# Television in PT........What are my options



## robc (Jul 17, 2008)

Hello All,
The time is fast approaching when I will need to make a decision about the Television, or more precisely the Satellite Television.

My requirements are pretty straightforward.
1. Registered to our Portugal address
2. Must include Golf channels (as many as possible)
3. Preference would be Sky but would consider Zon or Meo
4. Multi-room required
5. Cable is not an option either now or in foreseeable future.

So over to the knowledgeable and experienced "forumites"....What would you do?

Thanks

Rob


----------



## travelling-man (Jun 17, 2011)

Rob

To the best of my knowledge, there is no really kosher/legal way to get Sky in PT at this time.


----------



## robc (Jul 17, 2008)

travelling-man said:


> Rob
> 
> To the best of my knowledge, there is no really kosher/legal way to get Sky in PT at this time.


TM, that was what I thought.
I really do not fancy a "hookie" set up, I want to be kosher.

So, Zon or Meo.............any views.

Rob


----------



## travelling-man (Jun 17, 2011)

We have Meo and although it's OK, it's not great and certainly doesn't show much if any international rugby......... can't comment about the golf I'm afraid as I don't watch it. 

We get by with Filmon and Meo for what that's worth.


----------



## robc (Jul 17, 2008)

travelling-man said:


> We have Meo and although it's OK, it's not great and certainly doesn't show much if any international rugby......... can't comment about the golf I'm afraid as I don't watch it.
> 
> We get by with Filmon and Meo for what that's worth.


TM

Thanks for the heads up...................I am still unsure where to go to sort this so maybe I will wait and think.

Rob


----------



## canoeman (Mar 3, 2011)

Sky can never be kosher outside UK, a close as you get is by pretending to be in UK with a Sky A/c registered to a UK address and paid via a UK Bank so nothings changed there.

You first and foremost problem is can you get a signal for Eutelsat 28A & Astra 2A/2E/2F at 28.2°E - LyngSat from where you are, personally I doubt it, maybe a PM to Maggy Crawford might help, if you can then Freeview & Sky is an option, if not then personally I think your only options are Portuguese Meo, Nos or Vodafone for Sat TV or for standard UK TV then internet

If you still want Sky, Golf then I think your probable only option is one of slingshot services from UK via internet, not cheap and legal? well that's dubious depends on how you interpret the UK TV Licencing law


----------



## robc (Jul 17, 2008)

canoeman said:


> Sky can never be kosher outside UK, a close as you get is by pretending to be in UK with a Sky A/c registered to a UK address and paid via a UK Bank so nothings changed there..........................................


Canoe, many thanks for the detailed response, I am going to assume that as acquaintances in this area get Sky via a dish then I am able to get access.
The issue of course is how to get access, kosher or otherwise !!
I shall investigate this further but our internet is so variable that we struggle to get Filmon to work effectively.

I shall persevere and thanks for the heads up re Maggie.

Rob


----------



## Janina k (Nov 30, 2011)

robc said:


> Canoe, many thanks for the detailed response, I am going to assume that as acquaintances in this area get Sky via a dish then I am able to get access.
> The issue of course is how to get access, kosher or otherwise !!
> I shall investigate this further but our internet is so variable that we struggle to get Filmon to work effectively.
> 
> ...


Hi Rob 

We where at my brothers tonight and as Krystyna wanted to watch X factor my brother put it on for her.

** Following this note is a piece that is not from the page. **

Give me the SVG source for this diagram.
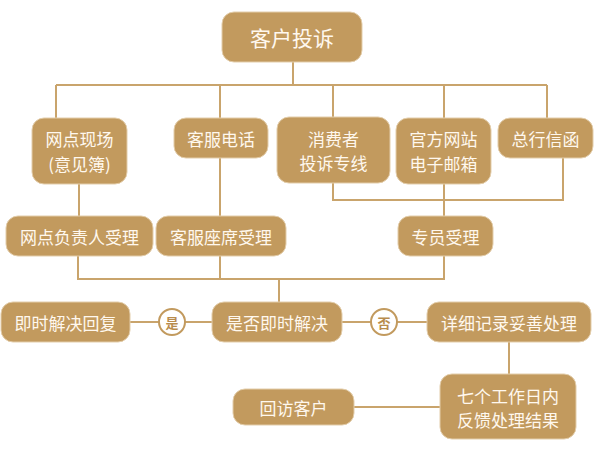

He tells use that his internet is at less than 1mg and X factor ran without a problem. We use Filmon all the time and we are only just a little over 1mb and we have no problem. Also give Camposat a try it owrks and has just UK TV programs on it.

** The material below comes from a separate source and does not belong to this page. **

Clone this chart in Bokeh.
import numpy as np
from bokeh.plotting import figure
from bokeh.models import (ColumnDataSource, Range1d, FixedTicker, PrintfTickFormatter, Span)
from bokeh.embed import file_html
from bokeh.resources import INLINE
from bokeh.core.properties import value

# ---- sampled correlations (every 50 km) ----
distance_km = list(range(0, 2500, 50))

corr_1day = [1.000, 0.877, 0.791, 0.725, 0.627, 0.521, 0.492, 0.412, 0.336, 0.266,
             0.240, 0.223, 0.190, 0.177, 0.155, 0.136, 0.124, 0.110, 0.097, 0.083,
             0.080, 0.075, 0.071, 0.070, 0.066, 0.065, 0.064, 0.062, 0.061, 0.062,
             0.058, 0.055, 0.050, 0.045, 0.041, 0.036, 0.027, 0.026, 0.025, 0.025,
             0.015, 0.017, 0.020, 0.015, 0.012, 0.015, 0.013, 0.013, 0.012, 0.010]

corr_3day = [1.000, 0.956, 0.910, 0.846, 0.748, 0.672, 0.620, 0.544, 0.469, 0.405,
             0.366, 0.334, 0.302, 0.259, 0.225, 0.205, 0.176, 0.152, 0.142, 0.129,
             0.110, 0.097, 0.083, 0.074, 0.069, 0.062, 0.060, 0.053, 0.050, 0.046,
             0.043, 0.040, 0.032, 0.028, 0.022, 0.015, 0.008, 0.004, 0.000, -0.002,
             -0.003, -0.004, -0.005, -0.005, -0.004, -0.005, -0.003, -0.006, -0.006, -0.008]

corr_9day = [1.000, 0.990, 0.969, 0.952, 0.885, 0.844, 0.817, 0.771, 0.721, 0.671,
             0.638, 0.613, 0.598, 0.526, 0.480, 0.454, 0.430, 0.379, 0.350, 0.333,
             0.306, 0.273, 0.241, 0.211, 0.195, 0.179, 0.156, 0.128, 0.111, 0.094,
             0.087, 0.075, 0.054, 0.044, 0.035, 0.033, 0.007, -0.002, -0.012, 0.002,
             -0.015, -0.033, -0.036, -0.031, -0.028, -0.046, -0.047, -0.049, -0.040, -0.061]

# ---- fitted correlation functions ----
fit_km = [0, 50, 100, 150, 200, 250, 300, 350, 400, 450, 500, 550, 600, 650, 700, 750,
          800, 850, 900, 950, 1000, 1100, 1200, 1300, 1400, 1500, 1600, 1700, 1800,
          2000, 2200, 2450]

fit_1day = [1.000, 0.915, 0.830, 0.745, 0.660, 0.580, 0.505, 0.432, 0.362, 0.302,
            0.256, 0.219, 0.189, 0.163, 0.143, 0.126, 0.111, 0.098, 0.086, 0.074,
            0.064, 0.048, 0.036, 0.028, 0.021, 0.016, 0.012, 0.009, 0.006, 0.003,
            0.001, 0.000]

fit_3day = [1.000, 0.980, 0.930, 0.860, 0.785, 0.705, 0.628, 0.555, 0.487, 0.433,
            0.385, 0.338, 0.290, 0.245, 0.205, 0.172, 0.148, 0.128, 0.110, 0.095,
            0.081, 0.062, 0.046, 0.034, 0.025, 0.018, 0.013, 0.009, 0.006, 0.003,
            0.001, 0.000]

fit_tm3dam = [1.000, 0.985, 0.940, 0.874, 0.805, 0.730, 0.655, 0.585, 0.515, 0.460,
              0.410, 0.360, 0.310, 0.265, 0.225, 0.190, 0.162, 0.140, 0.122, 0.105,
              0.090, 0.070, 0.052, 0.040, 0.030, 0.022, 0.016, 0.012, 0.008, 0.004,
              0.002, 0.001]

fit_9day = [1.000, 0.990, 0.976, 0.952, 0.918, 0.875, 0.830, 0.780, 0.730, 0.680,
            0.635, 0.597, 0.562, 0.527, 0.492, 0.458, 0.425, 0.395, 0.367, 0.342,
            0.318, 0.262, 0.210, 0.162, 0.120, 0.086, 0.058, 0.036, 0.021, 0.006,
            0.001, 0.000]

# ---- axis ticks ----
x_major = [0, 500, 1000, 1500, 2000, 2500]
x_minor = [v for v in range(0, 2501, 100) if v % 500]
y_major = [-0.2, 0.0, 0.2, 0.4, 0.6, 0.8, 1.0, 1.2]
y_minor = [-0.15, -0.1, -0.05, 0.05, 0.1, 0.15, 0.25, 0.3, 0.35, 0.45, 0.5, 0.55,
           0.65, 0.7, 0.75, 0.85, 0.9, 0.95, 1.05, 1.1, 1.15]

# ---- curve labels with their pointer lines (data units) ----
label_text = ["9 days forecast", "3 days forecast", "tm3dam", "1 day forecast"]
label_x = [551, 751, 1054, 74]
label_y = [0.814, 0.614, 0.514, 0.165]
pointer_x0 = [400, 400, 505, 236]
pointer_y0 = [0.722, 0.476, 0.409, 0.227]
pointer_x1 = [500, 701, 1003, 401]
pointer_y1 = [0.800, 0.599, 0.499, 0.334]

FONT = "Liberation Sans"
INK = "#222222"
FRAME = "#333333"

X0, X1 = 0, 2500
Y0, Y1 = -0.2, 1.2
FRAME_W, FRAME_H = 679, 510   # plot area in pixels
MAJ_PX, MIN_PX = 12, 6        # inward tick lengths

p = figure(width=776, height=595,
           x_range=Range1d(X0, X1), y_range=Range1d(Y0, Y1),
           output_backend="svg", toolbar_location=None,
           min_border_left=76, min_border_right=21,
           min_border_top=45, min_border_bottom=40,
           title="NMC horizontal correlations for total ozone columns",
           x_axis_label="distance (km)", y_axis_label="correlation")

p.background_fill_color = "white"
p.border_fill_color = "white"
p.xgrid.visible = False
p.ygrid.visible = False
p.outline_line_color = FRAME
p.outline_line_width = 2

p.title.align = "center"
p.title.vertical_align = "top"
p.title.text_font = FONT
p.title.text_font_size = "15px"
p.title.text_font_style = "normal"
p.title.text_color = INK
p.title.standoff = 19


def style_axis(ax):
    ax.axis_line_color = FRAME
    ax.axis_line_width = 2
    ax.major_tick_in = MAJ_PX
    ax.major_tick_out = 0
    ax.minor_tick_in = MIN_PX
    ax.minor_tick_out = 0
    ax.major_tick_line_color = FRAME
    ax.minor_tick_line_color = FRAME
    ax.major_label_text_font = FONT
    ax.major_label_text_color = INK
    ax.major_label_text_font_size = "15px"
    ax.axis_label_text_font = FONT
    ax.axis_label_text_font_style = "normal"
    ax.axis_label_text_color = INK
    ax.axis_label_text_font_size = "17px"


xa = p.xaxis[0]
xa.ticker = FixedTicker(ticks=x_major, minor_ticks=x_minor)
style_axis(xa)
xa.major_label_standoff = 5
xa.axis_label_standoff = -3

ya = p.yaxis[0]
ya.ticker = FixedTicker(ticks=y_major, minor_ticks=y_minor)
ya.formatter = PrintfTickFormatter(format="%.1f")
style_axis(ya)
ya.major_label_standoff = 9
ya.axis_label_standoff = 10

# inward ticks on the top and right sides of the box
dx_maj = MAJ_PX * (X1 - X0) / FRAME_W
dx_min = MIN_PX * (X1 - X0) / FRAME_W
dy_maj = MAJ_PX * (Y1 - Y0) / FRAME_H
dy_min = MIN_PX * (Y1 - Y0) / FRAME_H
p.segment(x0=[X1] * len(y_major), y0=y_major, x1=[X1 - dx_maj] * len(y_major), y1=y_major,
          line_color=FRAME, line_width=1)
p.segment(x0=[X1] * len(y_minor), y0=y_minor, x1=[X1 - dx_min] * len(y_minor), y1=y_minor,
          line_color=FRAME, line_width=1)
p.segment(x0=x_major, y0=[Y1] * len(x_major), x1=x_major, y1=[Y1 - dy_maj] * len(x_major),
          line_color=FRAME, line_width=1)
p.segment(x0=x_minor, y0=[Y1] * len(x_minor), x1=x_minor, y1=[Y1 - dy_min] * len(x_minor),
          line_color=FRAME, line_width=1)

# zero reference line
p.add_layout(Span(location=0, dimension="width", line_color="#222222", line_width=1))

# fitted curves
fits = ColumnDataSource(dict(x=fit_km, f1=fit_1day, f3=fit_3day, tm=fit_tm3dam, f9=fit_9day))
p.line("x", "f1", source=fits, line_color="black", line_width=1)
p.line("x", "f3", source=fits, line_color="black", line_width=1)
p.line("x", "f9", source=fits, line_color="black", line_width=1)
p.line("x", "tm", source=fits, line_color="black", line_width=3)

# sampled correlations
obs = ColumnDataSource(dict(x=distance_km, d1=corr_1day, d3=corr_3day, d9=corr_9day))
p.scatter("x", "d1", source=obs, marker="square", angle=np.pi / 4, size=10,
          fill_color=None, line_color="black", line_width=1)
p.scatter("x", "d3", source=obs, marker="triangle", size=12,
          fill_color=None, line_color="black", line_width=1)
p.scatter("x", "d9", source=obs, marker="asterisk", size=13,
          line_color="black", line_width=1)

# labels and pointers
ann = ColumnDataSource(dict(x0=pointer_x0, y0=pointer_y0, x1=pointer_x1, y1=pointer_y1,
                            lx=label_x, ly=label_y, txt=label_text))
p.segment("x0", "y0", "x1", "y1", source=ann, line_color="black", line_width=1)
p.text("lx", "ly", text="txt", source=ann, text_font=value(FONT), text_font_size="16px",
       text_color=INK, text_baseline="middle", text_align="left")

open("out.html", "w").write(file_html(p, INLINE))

I do know two couples in Gois with a dish size of 1.8m and they have no problem with UK TV since moving from 1.5m to a dish size of 1.8m.

Fred


----------



## canoeman (Mar 3, 2011)

Providing you can get a signal then access to Sky is relatively straightforward their are still companies/people in Portugal who can handle the formalties for you or DIY you could simply piggyback an existing account who orders extra receivers which you use here sort out packages and reimburse them or you open an account at a UK address and again bring receivers out


----------